Ohno is no longer known as just a speed skater. He made a name for himself in front of a whole new audience in 2007 by winning the popular reality show "Dancing With the Stars."
While his newfound fame has brought Ohno some new fans, he hopes its done more than that.
"I think I really brought the Olympic Games to the spotlight for many viewers and many people that would have never watched the Olympic Games and hopefully they're gonna watch in Vancouver, B.C."
One event at a time
Ohno isn't ready to admit that Vancouver will be his final Olympic Games, saying only that he's taking it one event at a time. Whenever the day does come that Ohno skates away, he hopes to use his Olympic fame to help others. He's started his own supplement company and would like to be an ambassador for healthy living.

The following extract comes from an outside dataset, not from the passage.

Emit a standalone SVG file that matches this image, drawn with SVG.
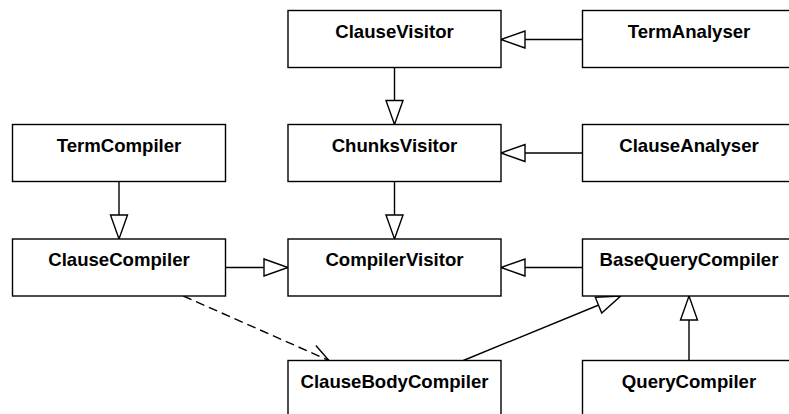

"The Olympic Games is a lot for people, and it's treated me very, very well, in terms of just giving me the opportunities to stand on a platform and have a voice now with a microphone and speak to people. There are a lot of opportunities out there post-games, and I'd like to definitely explore them. "
Cazeneuve says it's amazing to see Ohno still skating at a high level considering his celebrity.
"Given everything he has done off the ice and given all of his off-ice opportunities, it's remarkable that he is as motivated as he is to do well as he does in the area that brought him his fame," he said.